Народная масса — это всего лишь толпа, собралась ли она на Стурторгет перед храмом Спасителя в Осло или на стадионе в Нюрнберге. Толпа становится жертвой того магнетизма, который от нее исходит в силу ее размера. Мало кто способен устоять перед ее влиянием, о чем можно только пожалеть.
Но не так просто все это объяснить. Я помню осенний день 1956 года, советские войска в Будапеште и кровавое подавление венгерского восстания. Огромная толпа народа собралась на Мариенплац в Мюнхене перед ратушей со старинными курантами. На большом транспаранте светились слова: WIR BETEN F"UR UNGARN! — Мы молимся за Венгрию!
Речей не произносили, это я помню точно, никаких молитв в громкоговорителях не звучало. Но вдруг как бы сама природа взяла на себя роль режиссера: с темного осеннего неба на безмолвную толпу стали падать крупные хлопья снега. Это было что-то вроде привета, знамения свыше, как будто стихия тоже вступила в игру, стихия более сильная, чем коллектив, представленный массами, и, признаюсь, это произвело на меня сильное впечатление.
Я не отказываюсь ни от настроений, ни от душевных порывов молодости и более зрелых лет.
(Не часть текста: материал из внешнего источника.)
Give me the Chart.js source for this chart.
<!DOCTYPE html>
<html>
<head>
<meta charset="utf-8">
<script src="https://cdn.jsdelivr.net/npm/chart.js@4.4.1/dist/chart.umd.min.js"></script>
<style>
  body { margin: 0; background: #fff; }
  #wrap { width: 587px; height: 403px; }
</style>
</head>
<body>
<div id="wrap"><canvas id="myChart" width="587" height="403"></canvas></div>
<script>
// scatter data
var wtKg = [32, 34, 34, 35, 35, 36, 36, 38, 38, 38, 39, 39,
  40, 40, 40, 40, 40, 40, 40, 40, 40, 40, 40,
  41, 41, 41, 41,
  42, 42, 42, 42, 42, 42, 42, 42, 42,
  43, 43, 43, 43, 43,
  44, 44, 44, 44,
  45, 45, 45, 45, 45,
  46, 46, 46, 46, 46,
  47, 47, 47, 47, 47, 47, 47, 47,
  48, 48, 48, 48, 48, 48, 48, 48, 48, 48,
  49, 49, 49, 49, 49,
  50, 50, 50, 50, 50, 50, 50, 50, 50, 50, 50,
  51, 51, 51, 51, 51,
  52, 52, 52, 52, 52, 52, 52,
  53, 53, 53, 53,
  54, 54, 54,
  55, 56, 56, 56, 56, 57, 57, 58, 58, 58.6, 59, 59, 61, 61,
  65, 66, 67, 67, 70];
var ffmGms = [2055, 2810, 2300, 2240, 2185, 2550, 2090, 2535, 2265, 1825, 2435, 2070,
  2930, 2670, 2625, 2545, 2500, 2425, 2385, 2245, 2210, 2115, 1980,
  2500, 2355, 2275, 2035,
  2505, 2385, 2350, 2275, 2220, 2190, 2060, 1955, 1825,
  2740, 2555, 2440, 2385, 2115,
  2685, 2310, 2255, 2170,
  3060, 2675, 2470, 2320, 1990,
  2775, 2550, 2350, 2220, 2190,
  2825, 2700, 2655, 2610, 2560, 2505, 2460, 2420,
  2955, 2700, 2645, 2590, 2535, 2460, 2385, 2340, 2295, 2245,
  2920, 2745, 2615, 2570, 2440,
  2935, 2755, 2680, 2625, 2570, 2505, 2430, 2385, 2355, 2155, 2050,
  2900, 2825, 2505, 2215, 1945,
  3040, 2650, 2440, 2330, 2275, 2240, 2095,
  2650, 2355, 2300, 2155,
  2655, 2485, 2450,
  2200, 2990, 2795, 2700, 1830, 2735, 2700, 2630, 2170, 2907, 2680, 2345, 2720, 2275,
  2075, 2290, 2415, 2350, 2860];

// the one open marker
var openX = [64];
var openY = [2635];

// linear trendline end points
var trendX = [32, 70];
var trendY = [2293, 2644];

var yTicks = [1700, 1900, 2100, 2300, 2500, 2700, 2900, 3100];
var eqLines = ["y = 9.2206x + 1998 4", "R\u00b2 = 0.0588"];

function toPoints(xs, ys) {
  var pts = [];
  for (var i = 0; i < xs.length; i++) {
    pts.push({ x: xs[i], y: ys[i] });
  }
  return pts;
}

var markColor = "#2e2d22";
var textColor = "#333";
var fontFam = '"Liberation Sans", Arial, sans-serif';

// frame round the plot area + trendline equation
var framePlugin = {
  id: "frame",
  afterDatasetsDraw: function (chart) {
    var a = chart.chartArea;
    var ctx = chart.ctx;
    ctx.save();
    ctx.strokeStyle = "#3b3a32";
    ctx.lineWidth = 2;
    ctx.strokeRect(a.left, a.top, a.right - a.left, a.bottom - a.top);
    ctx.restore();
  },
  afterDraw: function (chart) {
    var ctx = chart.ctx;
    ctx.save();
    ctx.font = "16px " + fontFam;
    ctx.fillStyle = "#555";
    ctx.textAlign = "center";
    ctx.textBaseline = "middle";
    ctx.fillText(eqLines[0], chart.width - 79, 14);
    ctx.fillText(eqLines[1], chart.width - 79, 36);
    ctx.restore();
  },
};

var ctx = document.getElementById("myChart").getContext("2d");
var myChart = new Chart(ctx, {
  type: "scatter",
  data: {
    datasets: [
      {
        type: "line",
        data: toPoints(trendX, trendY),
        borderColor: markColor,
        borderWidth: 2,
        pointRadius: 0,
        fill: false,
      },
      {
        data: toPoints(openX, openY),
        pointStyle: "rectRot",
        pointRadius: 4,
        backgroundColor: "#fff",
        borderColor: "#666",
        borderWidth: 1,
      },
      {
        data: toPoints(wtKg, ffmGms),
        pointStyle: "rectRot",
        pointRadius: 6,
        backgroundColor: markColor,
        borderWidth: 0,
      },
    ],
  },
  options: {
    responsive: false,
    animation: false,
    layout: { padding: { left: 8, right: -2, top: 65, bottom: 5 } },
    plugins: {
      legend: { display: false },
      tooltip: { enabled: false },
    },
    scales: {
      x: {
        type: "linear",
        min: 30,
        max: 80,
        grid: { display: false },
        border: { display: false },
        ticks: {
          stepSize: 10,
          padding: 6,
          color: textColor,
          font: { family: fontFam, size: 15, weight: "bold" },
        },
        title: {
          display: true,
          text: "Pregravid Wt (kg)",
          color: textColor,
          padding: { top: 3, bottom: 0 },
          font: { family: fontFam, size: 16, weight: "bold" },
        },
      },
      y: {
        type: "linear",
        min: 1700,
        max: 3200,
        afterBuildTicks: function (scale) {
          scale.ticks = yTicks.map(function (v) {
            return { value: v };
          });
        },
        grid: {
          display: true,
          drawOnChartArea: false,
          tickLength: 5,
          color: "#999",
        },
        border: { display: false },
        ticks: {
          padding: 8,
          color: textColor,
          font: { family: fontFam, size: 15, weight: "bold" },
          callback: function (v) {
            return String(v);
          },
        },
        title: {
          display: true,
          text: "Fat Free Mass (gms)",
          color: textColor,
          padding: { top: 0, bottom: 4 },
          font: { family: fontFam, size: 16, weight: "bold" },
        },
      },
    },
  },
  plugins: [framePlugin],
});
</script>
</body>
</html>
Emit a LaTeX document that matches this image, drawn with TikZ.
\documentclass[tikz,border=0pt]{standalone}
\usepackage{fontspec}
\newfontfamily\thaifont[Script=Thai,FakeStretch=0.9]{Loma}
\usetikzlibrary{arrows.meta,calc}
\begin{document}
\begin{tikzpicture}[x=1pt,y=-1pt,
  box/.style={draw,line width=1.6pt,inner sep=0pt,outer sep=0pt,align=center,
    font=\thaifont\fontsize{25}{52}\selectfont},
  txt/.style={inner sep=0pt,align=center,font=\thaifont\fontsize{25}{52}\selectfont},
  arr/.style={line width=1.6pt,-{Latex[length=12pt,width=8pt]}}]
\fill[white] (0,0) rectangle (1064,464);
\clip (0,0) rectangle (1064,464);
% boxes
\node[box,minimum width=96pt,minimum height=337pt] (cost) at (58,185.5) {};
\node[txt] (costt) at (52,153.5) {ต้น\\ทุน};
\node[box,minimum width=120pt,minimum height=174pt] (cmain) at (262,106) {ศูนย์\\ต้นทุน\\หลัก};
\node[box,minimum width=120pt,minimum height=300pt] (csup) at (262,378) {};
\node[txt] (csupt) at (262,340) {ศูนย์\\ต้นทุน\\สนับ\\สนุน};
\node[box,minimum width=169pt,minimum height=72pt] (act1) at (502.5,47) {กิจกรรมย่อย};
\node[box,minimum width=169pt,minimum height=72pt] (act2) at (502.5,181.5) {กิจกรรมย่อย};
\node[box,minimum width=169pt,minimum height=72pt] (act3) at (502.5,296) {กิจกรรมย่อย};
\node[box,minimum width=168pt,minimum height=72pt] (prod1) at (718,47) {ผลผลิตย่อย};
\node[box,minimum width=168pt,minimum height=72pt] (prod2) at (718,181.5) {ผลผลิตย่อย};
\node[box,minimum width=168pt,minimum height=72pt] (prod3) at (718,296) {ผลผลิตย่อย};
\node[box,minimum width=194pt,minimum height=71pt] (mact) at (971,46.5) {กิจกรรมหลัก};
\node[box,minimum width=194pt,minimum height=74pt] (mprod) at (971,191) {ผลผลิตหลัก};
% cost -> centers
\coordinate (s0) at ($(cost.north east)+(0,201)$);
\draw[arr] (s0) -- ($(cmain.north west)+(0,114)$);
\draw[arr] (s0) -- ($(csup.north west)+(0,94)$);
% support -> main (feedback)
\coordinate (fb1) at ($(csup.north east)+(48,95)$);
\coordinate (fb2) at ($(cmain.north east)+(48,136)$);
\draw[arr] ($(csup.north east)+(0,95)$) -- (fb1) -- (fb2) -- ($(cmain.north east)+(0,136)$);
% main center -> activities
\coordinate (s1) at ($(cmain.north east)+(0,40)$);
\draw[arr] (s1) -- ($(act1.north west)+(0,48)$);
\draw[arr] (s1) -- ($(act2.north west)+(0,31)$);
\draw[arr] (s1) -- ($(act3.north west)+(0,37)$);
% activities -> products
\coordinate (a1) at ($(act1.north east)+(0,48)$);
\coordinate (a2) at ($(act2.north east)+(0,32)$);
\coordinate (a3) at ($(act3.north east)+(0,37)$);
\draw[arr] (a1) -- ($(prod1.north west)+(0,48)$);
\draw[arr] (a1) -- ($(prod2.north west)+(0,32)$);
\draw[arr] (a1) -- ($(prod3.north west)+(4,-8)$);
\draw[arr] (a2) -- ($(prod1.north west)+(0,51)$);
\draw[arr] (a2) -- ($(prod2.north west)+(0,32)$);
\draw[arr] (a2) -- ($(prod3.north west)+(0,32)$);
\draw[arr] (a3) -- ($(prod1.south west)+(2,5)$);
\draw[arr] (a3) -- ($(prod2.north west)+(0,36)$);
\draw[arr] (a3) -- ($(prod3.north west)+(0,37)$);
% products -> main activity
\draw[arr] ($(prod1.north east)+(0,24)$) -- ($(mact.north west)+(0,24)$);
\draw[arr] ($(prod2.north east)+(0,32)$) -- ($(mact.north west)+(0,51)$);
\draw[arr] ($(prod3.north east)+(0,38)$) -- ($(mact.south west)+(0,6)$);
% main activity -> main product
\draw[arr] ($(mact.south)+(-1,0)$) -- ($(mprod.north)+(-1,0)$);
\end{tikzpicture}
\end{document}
Это часть моего наследства, никуда от этого не денешься. Думаю, почти все, рано или поздно, находят в себе отцовские или материнские черты. Это дар, а иногда и тяжелая ноша, которую нам приходится нести.
Для нас, в среде моих товарищей, в кругу друзей и в семье, было естественно интересоваться и восторгаться той картиной, которую новая Германия являла миру. У меня нашелся повод, и я решил поехать в Германию. Мне хотелось осмотреться, и вообще я считал, что мне будет полезно на некоторое время сменить рабочее место, не отказываясь при этом от мудрых советов Турстейнсона.
Я написал Улафу Гулбранссону, который был профессором в Академии художеств в Мюнхене, и спросил не найдется ли у него для меня места. И получил от него теплое письмо, из которого явствовало, что с осени место точно будет, нужно только представить комиссии этюд с обнаженной моделью и уже на месте сдать экзамен по рисунку.